Labor was crucial in Nickels’ mayoral victory. The election of 2001 was the first in which the King County Labor Council used the “labor to neighbor” program in which union members doorbell union households in key precincts and urge them to support the candidates who back labor’s issues. The program has had enormous success nationwide and is widely credited with helping put Nickels over the top in his 3,158-vote victory.

SEIU LOCAL 6 WAS an enthusiastic participant in the campaign, says Salinas. “We can offer our help in future elections,” he says. But that’s not why, he says, the mayor is calling on behalf of the union. Salinas contends that what has motivated Nickels is the power of union members’ direct appeal to the city’s chief executive.

Spokesperson Bichsel says the mayor’s top priority is living-wage jobs. Whether he is making common cause with big developers like Paul Allen in the South Lake Union neighborhood or lobbying on behalf of janitors, the bottom line is the same, says Bichsel. That is also the motivation behind Nickels’ exploration of janitor- retention legislation. SEIU would like the mayor to promote a new law that would require private firms that switch janitorial contractors to guarantee the current custodians employment for 90 days. California passed similar legislation a couple of years back. “We’ve discussed it, but it isn’t something that is imminent,” says Bichsel.

The contact between Nickels and Unico regarding SEIU is particularly interesting in light of an apparently unrelated issue that is before the city. Unico was formed in 1953 to develop and manage the University of Washington’s downtown properties. Those now include the Rainier Tower, the IBM Building, and the Skinner Building. A couple of years ago, Unico approached Seattle City Council member Jan Drago about the so-called “lease lid”city government’s restrictions placed on the expansion of the University of Washington in the University District. Unico is “extremely interested in the UW’s lease lid being lifted,” explains Drago. A change in the city’s restrictions on the UW could create important business opportunities for Unico.

Last year, Unico asked janitorial companies to bid on contracts for some of its downtown property. The contracts were held by ABM industries, which employs the union workers of SEIU. Salinas says, “Unico was considering going nonunion, but after the mayor called, they reconsidered.”

Unico’s Sperling confirms Nickels’ call about the matter but disputes its impact. “We were not swayed by any phone calls,” he asserts. Sperling says Unico decided to stay with ABM because “going with a low-cost provider is not our m.o.” He adds the firm is very focused on tenant retention in this tough real-estate market. Unico wants to provide service to its tenants “almost to the level of a five-star hotel,” he says.

This year, Nickels has pushed strongly to lift the UW’s lease lid over the vigorous objections of neighborhood activists and members of the City Council. His office insists there is no relationship between Unico’s retention of SEIU janitors and how lifting the lease lid would affect the university’s Unico-managed properties. The mayor wants the lease lid lifted so that UW can expand more easily and create more jobs, Bichsel explains.

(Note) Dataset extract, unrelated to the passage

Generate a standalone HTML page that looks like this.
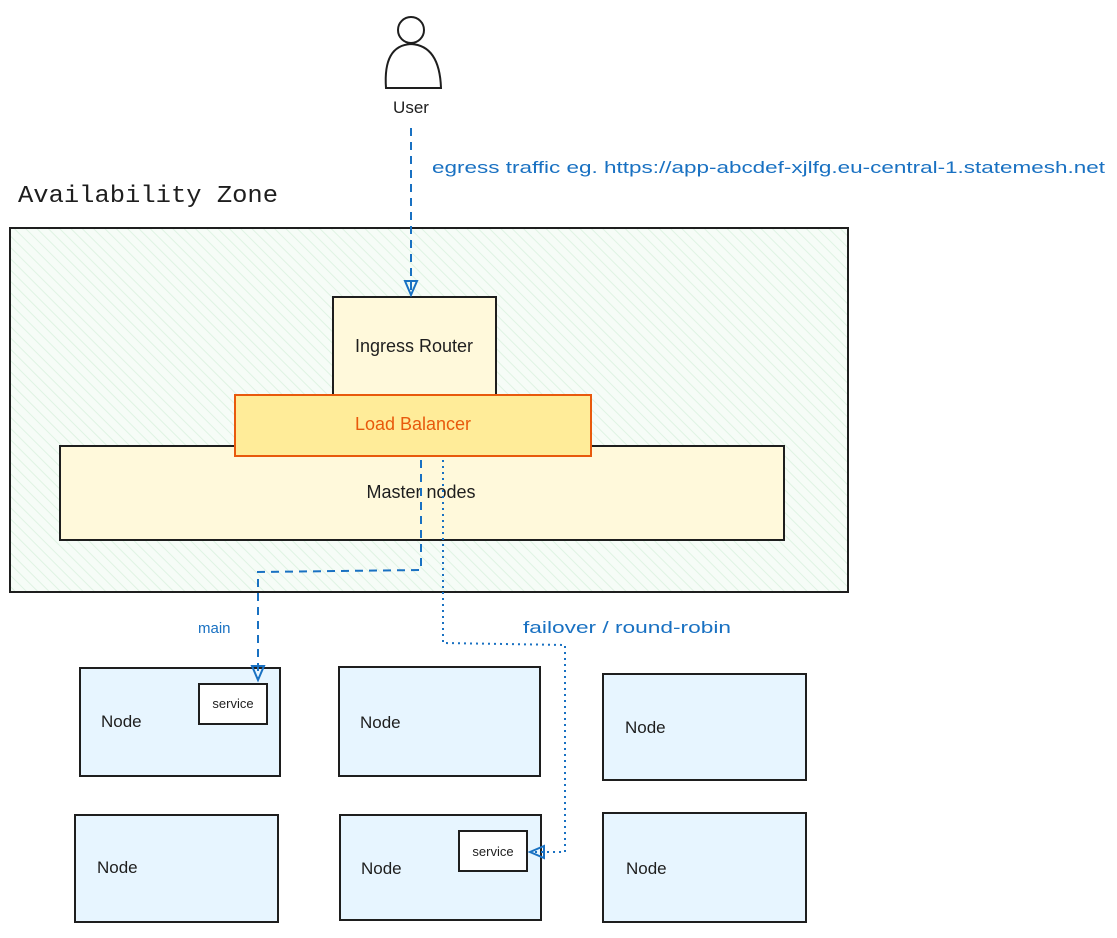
<!DOCTYPE html>
<html><head><meta charset="utf-8"><style>
body{margin:0;background:#fff;}
svg text{font-family:"Liberation Sans",sans-serif;}
</style></head><body>
<svg width="1117" height="933" viewBox="0 0 1117 933" xmlns="http://www.w3.org/2000/svg">
<defs>
<pattern id="h" width="8" height="8" patternUnits="userSpaceOnUse" patternTransform="rotate(-45)">
<rect width="8" height="8" fill="#f6fcf7"/><line x1="0" y1="0" x2="0" y2="8" stroke="#dff3e3" stroke-width="2"/>
</pattern>
</defs>
<!-- user -->
<circle cx="411" cy="30" r="13" fill="#fff" stroke="#1e1e1e" stroke-width="2"/>
<path d="M386 88 C384 60 392 45 411 44 C430 45 440 60 441 88 Z" fill="#fff" stroke="#1e1e1e" stroke-width="2"/>
<text x="411" y="113" font-size="17" text-anchor="middle" fill="#1e1e1e">User</text>
<text x="432" y="173" font-size="17" fill="#1971c2" textLength="673" lengthAdjust="spacingAndGlyphs">egress traffic eg. https://app-abcdef-xjlfg.eu-central-1.statemesh.net</text>
<text x="18" y="202" font-size="24" fill="#1e1e1e" style="font-family:'Liberation Mono',monospace" textLength="260" lengthAdjust="spacingAndGlyphs">Availability Zone</text>
<rect x="10" y="228" width="838" height="364" fill="url(#h)" stroke="#1e1e1e" stroke-width="2"/>
<rect x="333" y="297" width="163" height="100" fill="#fff9db" stroke="#1e1e1e" stroke-width="2"/>
<text x="414" y="352" font-size="18" text-anchor="middle" fill="#1e1e1e">Ingress Router</text>
<rect x="60" y="446" width="724" height="94" fill="#fff9db" stroke="#1e1e1e" stroke-width="2"/>
<text x="421" y="498" font-size="18" text-anchor="middle" fill="#1e1e1e">Master nodes</text>
<rect x="235" y="395" width="356" height="61" fill="#ffec99" stroke="#e8590c" stroke-width="2"/>
<text x="413" y="430" font-size="18" text-anchor="middle" fill="#e8590c">Load Balancer</text>
<g fill="#e7f5ff" stroke="#1e1e1e" stroke-width="2">
<rect x="80" y="668" width="200" height="108"/>
<rect x="339" y="667" width="201" height="109"/>
<rect x="603" y="674" width="203" height="106"/>
<rect x="75" y="815" width="203" height="107"/>
<rect x="340" y="815" width="201" height="105"/>
<rect x="603" y="813" width="203" height="109"/>
<rect x="199" y="684" width="68" height="40" fill="#fff"/>
<rect x="459" y="831" width="68" height="40" fill="#fff"/>
</g>
<g font-size="17" fill="#1e1e1e">
<text x="101" y="727">Node</text>
<text x="360" y="728">Node</text>
<text x="625" y="733">Node</text>
<text x="97" y="873">Node</text>
<text x="361" y="874">Node</text>
<text x="626" y="874">Node</text>
</g>
<text x="233" y="708" font-size="13" text-anchor="middle" fill="#1e1e1e">service</text>
<text x="493" y="856" font-size="13" text-anchor="middle" fill="#1e1e1e">service</text>
<!-- connectors on top -->
<line x1="411" y1="128" x2="411" y2="293" stroke="#1971c2" stroke-width="2" stroke-dasharray="8 6"/>
<path d="M405 281 L411 295 L417 281 Z" fill="none" stroke="#1971c2" stroke-width="2"/>
<path d="M421 460 L421 570 L258 572 L258 678" fill="none" stroke="#1971c2" stroke-width="2" stroke-dasharray="8 6"/>
<path d="M252 666 L258 680 L264 666 Z" fill="none" stroke="#1971c2" stroke-width="2"/>
<text x="198" y="633" font-size="15" fill="#1971c2">main</text>
<path d="M443 460 L443 643 L565 645 L565 852 L532 852" fill="none" stroke="#1971c2" stroke-width="2" stroke-dasharray="2 4"/>
<path d="M544 846 L530 852 L544 858 Z" fill="none" stroke="#1971c2" stroke-width="2"/>
<text x="523" y="633" font-size="17" fill="#1971c2" textLength="208" lengthAdjust="spacingAndGlyphs">failover / round-robin</text>
</svg>
</body></html>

The mayor’s office has had limited contact with Unico about the lease lid, she adds.

FORMER MAYOR SCHELL is still uneasy. Nickels’ call “is an implicit threat,” he says. The threat “is more perception than reality,” but the call “elevates people’s anxiety. That’s why you don’t do it.”

Bichsel says defiantly, “Certainly Mayor Schell made calls on behalf of Boeing, developers, and other interests that he had. This mayor is making calls on behalf of working people.”

Salinas, for one, is happy he is. The SEIU organizer believes any politician would help out. “What I’ve found is very few people are not willing to be in solidarity with the janitors.”